Why should we assume Biden has hit bottom? Successful policy initiatives appear to drive popularity upward, academics agree, and policy failures, such as a defeated legislative agenda, drive it down. As his ambitious plans got whittled down and then were finally shipped off to Blue Plains, the crowd that had previously been ga-ga for Biden now took to expressing their disappointment in him to the pollsters. With no more campaign pledges to renege on-- and discounting other disasters like an Ebola outbreak or World War III over Ukraine-- it’s hard to imagine any additional diehard Biden supporters will desert him and cause his ratings to tumble lower. The only presidents to have rated lower in the Gallup Polls were Harry Truman (22 percent, during the Korean War), Richard Nixon (24 percent on his way out the door) and Jimmy Carter (28 percent, during wild inflation). When you’ve fallen into the subbasement, as Biden truly has, then almost any vertical improvement looks like a comeback.

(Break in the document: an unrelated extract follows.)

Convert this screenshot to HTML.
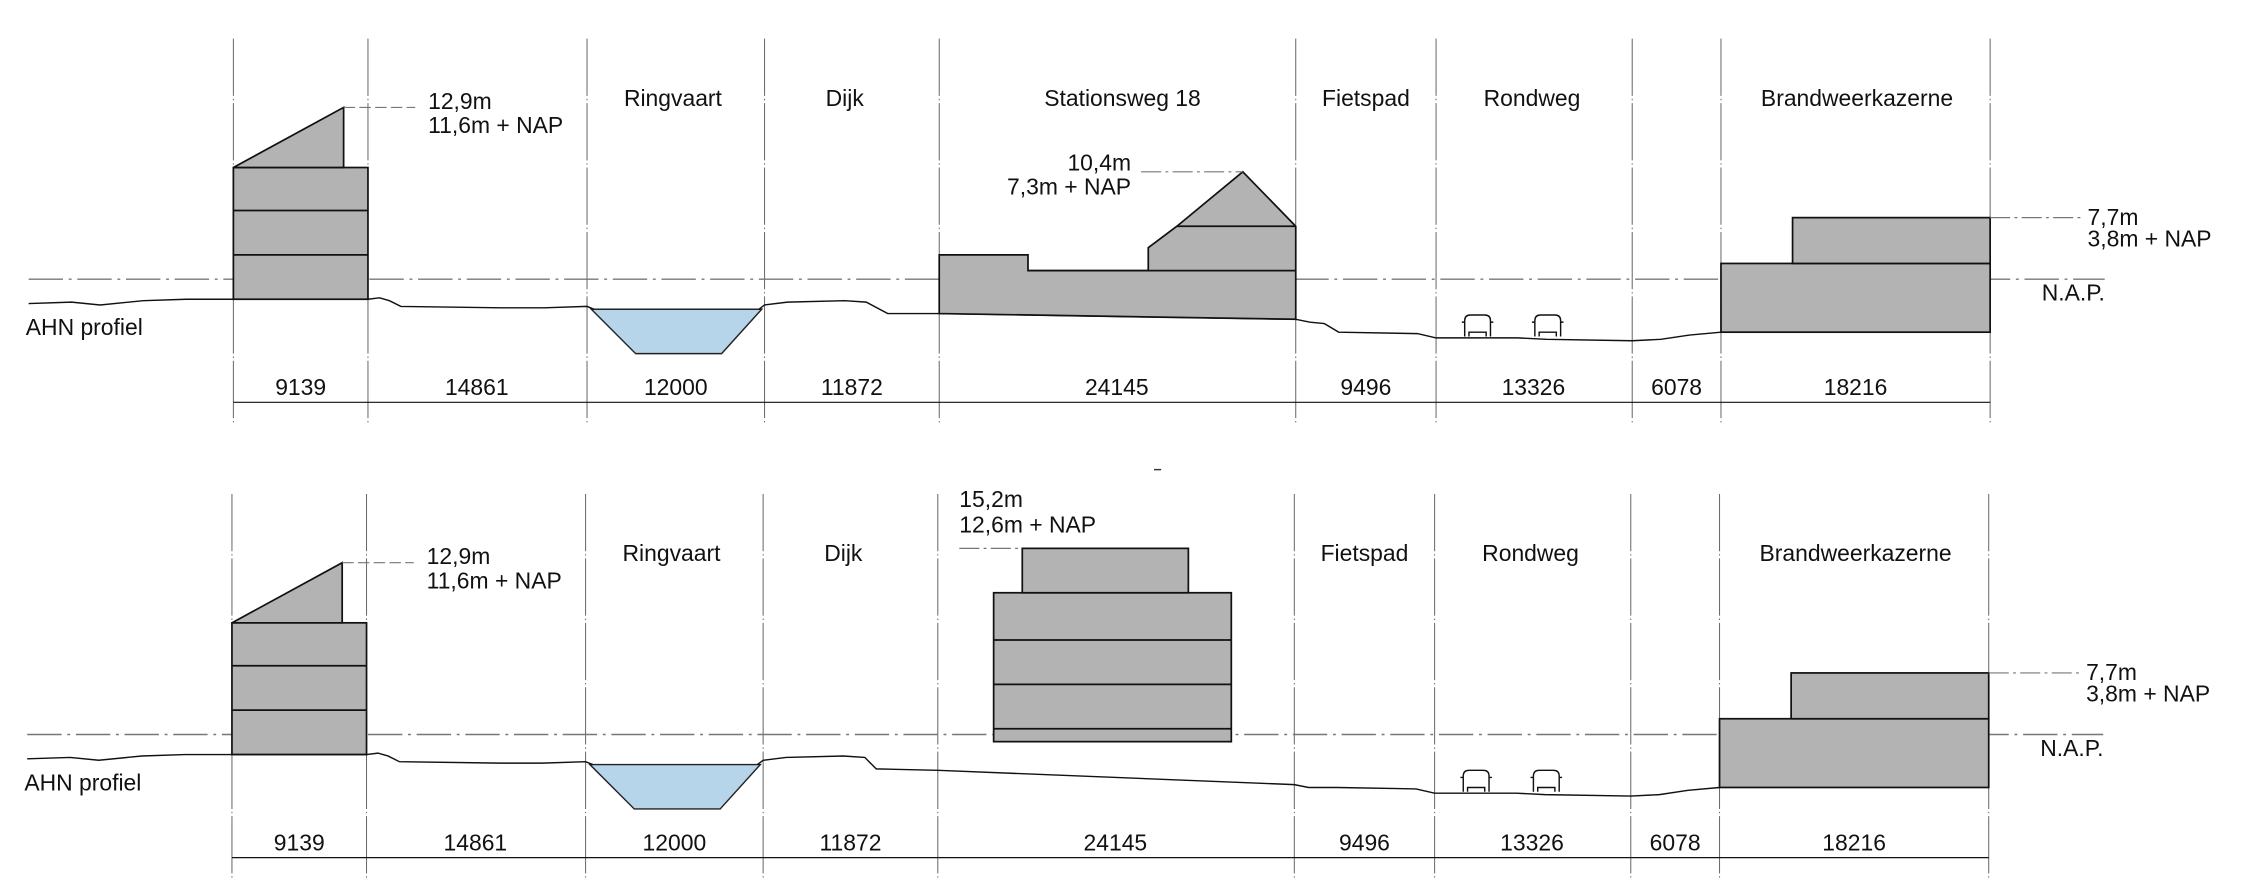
<!DOCTYPE html>
<html><head><meta charset="utf-8"><style>
html,body{margin:0;padding:0;background:#fff;}
svg{display:block;}
text{font-family:"Liberation Sans",sans-serif;font-size:16px;fill:#111;}
</style></head><body>
<svg width="2245" height="892" viewBox="0 0 1568 623" xmlns="http://www.w3.org/2000/svg">
<defs>
<g id="car">
<path d="M-9,14 L-9,3 Q-9,-1 -5,-1 L5,-1 Q9,-1 9,3 L9,14 M-9,4 L-11,4 M9,4 L11,4 M-6,14 L-6,11 L6,11 L6,14" fill="#fff" stroke="#111" stroke-width="1"/>
</g>
<g id="common">
  <g stroke="#666" stroke-width="0.7" stroke-dasharray="40,2,1,2">
    <line x1="163" y1="27" x2="163" y2="297"/><line x1="257" y1="27" x2="257" y2="297"/>
    <line x1="410" y1="27" x2="410" y2="297"/><line x1="534" y1="27" x2="534" y2="297"/>
    <line x1="656" y1="27" x2="656" y2="297"/><line x1="905" y1="27" x2="905" y2="297"/>
    <line x1="1003" y1="27" x2="1003" y2="297"/><line x1="1140" y1="27" x2="1140" y2="297"/>
    <line x1="1202" y1="27" x2="1202" y2="297"/><line x1="1390" y1="27" x2="1390" y2="297"/>
  </g>
  <line x1="163" y1="281" x2="1390" y2="281" stroke="#111" stroke-width="0.8"/>
  <text x="210" y="276" text-anchor="middle">9139</text>
  <text x="333" y="276" text-anchor="middle">14861</text>
  <text x="472" y="276" text-anchor="middle">12000</text>
  <text x="595" y="276" text-anchor="middle">11872</text>
  <text x="780" y="276" text-anchor="middle">24145</text>
  <text x="954" y="276" text-anchor="middle">9496</text>
  <text x="1071" y="276" text-anchor="middle">13326</text>
  <text x="1171" y="276" text-anchor="middle">6078</text>
  <text x="1296" y="276" text-anchor="middle">18216</text>
  <text x="470" y="74" text-anchor="middle">Ringvaart</text>
  <text x="590" y="74" text-anchor="middle">Dijk</text>
  <text x="954" y="74" text-anchor="middle">Fietspad</text>
  <text x="1070" y="74" text-anchor="middle">Rondweg</text>
  <text x="1297" y="74" text-anchor="middle">Brandweerkazerne</text>
  <text x="18" y="234">AHN profiel</text>
  <text x="1426" y="210">N.A.P.</text>
  <line x1="20" y1="195" x2="1470" y2="195" stroke="#777" stroke-width="1" stroke-dasharray="24,4,2,4"/>
  <rect x="163" y="117" width="94" height="92" fill="#b3b3b3" stroke="#111" stroke-width="1.2"/>
  <line x1="163" y1="147" x2="257" y2="147" stroke="#111" stroke-width="1.2"/>
  <line x1="163" y1="178" x2="257" y2="178" stroke="#111" stroke-width="1.2"/>
  <polygon points="163,117 240,75 240,117" fill="#b3b3b3" stroke="#111" stroke-width="1.2"/>
  <line x1="240" y1="75" x2="290" y2="75" stroke="#777" stroke-width="0.8" stroke-dasharray="8,3"/>
  <text x="299" y="76">12,9m</text>
  <text x="299" y="93">11,6m + NAP</text>
  <polygon points="413,216 532,216 504,247 444,247" fill="#b7d5ea" stroke="#222" stroke-width="1"/>
  <rect x="1202" y="184" width="188" height="48" fill="#b3b3b3" stroke="#111" stroke-width="1.2"/>
  <rect x="1252" y="152" width="138" height="32" fill="#b3b3b3" stroke="#111" stroke-width="1.2"/>
  <line x1="1390" y1="152" x2="1454" y2="152" stroke="#777" stroke-width="0.8" stroke-dasharray="14,3,2,3"/>
  <text x="1458" y="157">7,7m</text>
  <text x="1458" y="172">3,8m + NAP</text>
  <use href="#car" x="1032" y="221"/>
  <use href="#car" x="1081" y="221"/>
</g>
</defs>

<use href="#common"/>
<path d="M20,212 L50,211 L70,213 L100,210 L130,209 L163,209 L257,209 L265,208 L272,210 L280,214 L350,215 L380,215 L410,214 L415,216 M530,216 L534,213 L550,211 L590,210 L605,211 L620,219 L656,219 L905,223 L915,225 L925,226 L935,232 L990,233 L1003,236 L1060,236 L1080,237 L1140,238 L1160,237 L1180,234 L1202,232" fill="none" stroke="#111" stroke-width="1"/>
<polygon points="656,178 718,178 718,189 802,189 802,173 822,158 868,120 905,158 905,223 656,219" fill="#b3b3b3" stroke="#111" stroke-width="1.2"/>
<line x1="718" y1="189" x2="905" y2="189" stroke="#111" stroke-width="1.2"/>
<line x1="822" y1="158" x2="905" y2="158" stroke="#111" stroke-width="1.2"/>
<line x1="797" y1="120" x2="868" y2="120" stroke="#777" stroke-width="0.8" stroke-dasharray="14,3,2,3"/>
<text x="790" y="119" text-anchor="end">10,4m</text>
<text x="790" y="136" text-anchor="end">7,3m + NAP</text>
<text x="784" y="74" text-anchor="middle">Stationsweg 18</text>

<g transform="translate(-1,318)">
<use href="#common"/>
<path d="M20,212 L50,211 L70,213 L100,210 L130,209 L163,209 L257,209 L265,208 L272,210 L280,214 L350,215 L380,215 L410,214 L415,216 M530,216 L534,213 L550,211 L590,210 L605,211 L613,219 L656,220 L905,230 L915,232 L925,232 L935,232 L990,233 L1003,236 L1060,236 L1080,237 L1140,238 L1160,237 L1180,234 L1202,232" fill="none" stroke="#111" stroke-width="1"/>
</g>
<rect x="694" y="414" width="166" height="104" fill="#b3b3b3" stroke="#111" stroke-width="1.2"/>
<line x1="694" y1="447" x2="860" y2="447" stroke="#111" stroke-width="1.2"/>
<line x1="694" y1="478" x2="860" y2="478" stroke="#111" stroke-width="1.2"/>
<line x1="694" y1="509" x2="860" y2="509" stroke="#111" stroke-width="1.2"/>
<rect x="714" y="383" width="116" height="31" fill="#b3b3b3" stroke="#111" stroke-width="1.2"/>
<line x1="670" y1="383" x2="714" y2="383" stroke="#777" stroke-width="0.8" stroke-dasharray="14,3,2,3"/>
<text x="670" y="354">15,2m</text>
<text x="670" y="372">12,6m + NAP</text>
<line x1="806" y1="328" x2="811" y2="328" stroke="#333" stroke-width="1"/>
</svg>
</body></html>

As presidential scholars tell us, a rising economy lifts all incumbents’ boats. It isn’t exactly morning in America yet, but things are looking up. We just may be turning the corner on Covid. Despite the burst of inflation and supply chain hassles, the economic signs look great. Unemployment is down. Wages are up. Signing bonuses are common. People are quitting their bad jobs for better ones. Consumers are buying lots of stuff. If the current economic trends continue into the summer, Democratic candidates on the hustings will have a positive story to tell voters. Had the Build Back Better behemoth passed, the Republicans would have campaigned against big government and more taxes. Instead, with no new taxes in the immediate offing, Biden Democrats have denied Republicans their primary issue, leaving Biden and his followers yet another popularity-enhancing chapter to read to constituents.
...The best time to buy a politician’s stock is when he’s hit bottom. This is Biden’s. To maximize your political gains, take a flyer on him as he hits an upswing.